Disparition des abeilles : "C'est le monde des pollinisateurs qu'il faut sauver", estime un agronome
Christophe Gatineau s'inquiète du manque d'ambition politique pour protéger les abeilles, qui revient selon lui, "à sauver la biodiversité".
"C'est le monde des pollinisateurs qu'il faut sauver", a affirmé lundi 20 mai sur franceinfo l'agronome Christophe Gatineau, co-auteur avec Sylvie Corré de Éloge de l’abeille, alors que ce lundi est la journée mondiale des abeilles. "C'est l'ensemble de ces espèces sauvages qui nichent dans le sol qui sont en grave danger", alerte-t-il. Selon lui, il n'y a "aucun indicateur depuis 50 ans" montrant qu'on veuille sauver les abeilles. Il attend des décisions politiques fortes comme de "donner un statut juridique aux pollinisateurs".
franceinfo : Pourquoi la disparition de l'abeille est un sujet grave ?
Christophe Gatineau : C'est la disparition des abeilles qui est un sujet extrêmement grave.
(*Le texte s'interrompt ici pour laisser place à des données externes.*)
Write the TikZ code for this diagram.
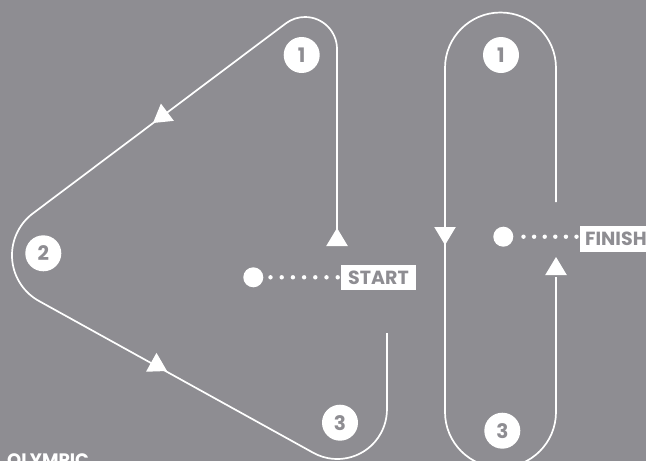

Les écosystèmes sont faits de telle manière que si une espèce disparaît, elle ne met pas en péril l'ensemble. Le monde des abeilles, ce n'est pas que l'abeille qui vit dans les ruches. Il y a un millier d'espèces d'abeilles en France. Il y a 20 000 espèces d'abeilles dans le monde. Au-delà des abeilles, c'est l'ensemble du monde des pollinisateurs en France qui est en grand danger. Les pollinisateurs, c'est un insecte sur quatre. Cela représente 10 000 espèces d'insectes qui, en France, sont en grande difficulté aujourd'hui. Dedans on va retrouver des pollinisateurs exceptionnels, comme certaines mouches par exemple. On a aussi des guêpes. Tout le monde connaît le bourdon. C'est une véritable abeille. Ils sont dans le même milieu, ils butinent les mêmes fleurs, ils peuvent s'entraider parfois. C'est surtout le bourdon qui va imiter les abeilles pour trouver les sources de nectar. Aujourd'hui, c'est l'ensemble de ces espèces sauvages qui nichent dans le sol qui sont en grave danger.
A quoi est due cette disparition ?
La disparition des insectes est due à tout sauf au hasard. Les raisons sont évidemment multifactorielles, comme les conditions agroenvironnementales. Il y a les problèmes de nourriture. Qu'est ce qui reste à manger pour tous ces pollinisateurs dans la nature ? Il reste ce qu'on appelle les grandes cultures industrielles. Ce n'est pas dans les forêts de sapins que les abeilles vont trouver de la nourriture. Elles vont en trouver encore dans les quelques forêts qui peut rester de châtaigniers. Mais la nourriture est de plus en plus rare. On va prendre un exemple très simple concret : les foins. Aujourd'hui, les agriculteurs vont faire deux ou trois coupes de foin. En fait ils font la coupe de foin avant la floraison. Il y a encore 50 ans, on coupait les foins après floraison. L'abeille pouvait trouver de la nourriture. Aujourd'hui, on a des apiculteurs qui, au mois de mai alors que normalement la nature explose de fleurs, leur donnent un apport sucré pour les nourrir et pour attendre les grandes miellées sur la ronce, sur le châtaignier, sur les quelques fleurs sauvages qui va rester au mois de juin et juillet. Les pesticides ont un impact sur l'effondrement des insectes en règle générale. Le glyphosate participe à l'effondrement des colonies.
Qu'est-ce qu'on peut faire pour tenter d'enrayer cette disparition ?
Tout simplement prendre des décisions politiques. La première décision politique c'est de donner un statut juridique aux insectes, aux pollinisateurs, aux collaborateurs ou aux auxiliaires de l'agriculteur et de l'agriculture durable. Sur les abeilles, sur les vers de terre, repose l'alimentation de demain. Une décision politique simple à prendre : interdire le glyphosate sur des plantes en floraison par exemple. C'est très facile et ça limiterait grandement l'impact sur l'apiculture. C'est très simple à prendre comme décision. On ne veut pas sauver les abeilles. Il n'y a aucun indicateur depuis 50 ans qui montre qu'on veuille sauver les abeilles ou les pollinisateurs. C'est vraiment le monde des pollinisateurs qu'il faut sauver, ou sauver le ver de terre, ou sauver en fin de compte la biodiversité.